A leading provider of integrated customer management solutions that supports many global organisations was involved in transitioning some of the non-customer facing processes from Australia to teams in Bangalore and Manila.
Cultural Synergies was engaged to create content, all resource materials and design and facilitate a program that provided cultural awareness training for knowledge transfer teams that could be delivered internally by staff.
The selected trainers participated in a one day training session with a fully qualified Cultural Synergies trainer where they observed delivery of the program they were going to deliver.
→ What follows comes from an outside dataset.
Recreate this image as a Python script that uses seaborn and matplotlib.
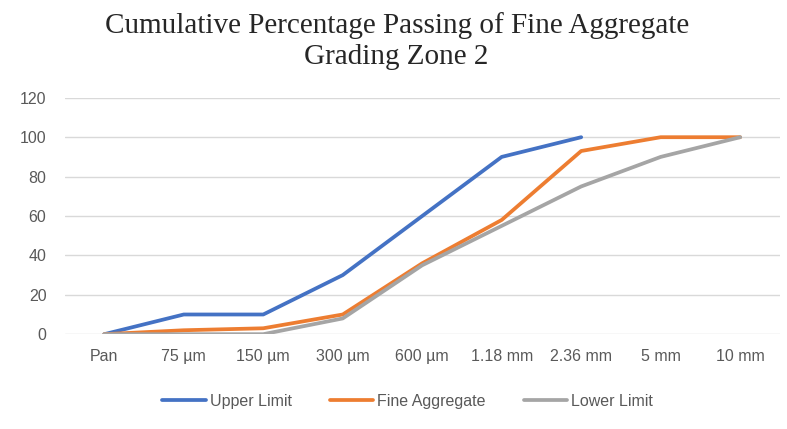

This was followed by a 2-day ‘Train-the-Trainer’ program.
- The program materials, guides and objectives were relevant to the trainers and participants
- The development of local expertise within the organisation supported the ongoing development of staff
- Future internal workshops for different audiences providing authentic examples that relate to the organisations current and future business challenges
- The organisational long-term training investments were reduced
- Less long-term reliance on external assistance for similar training requirements
- A few trainers served as key stakeholders in developing new understandings and approaches to future training programs.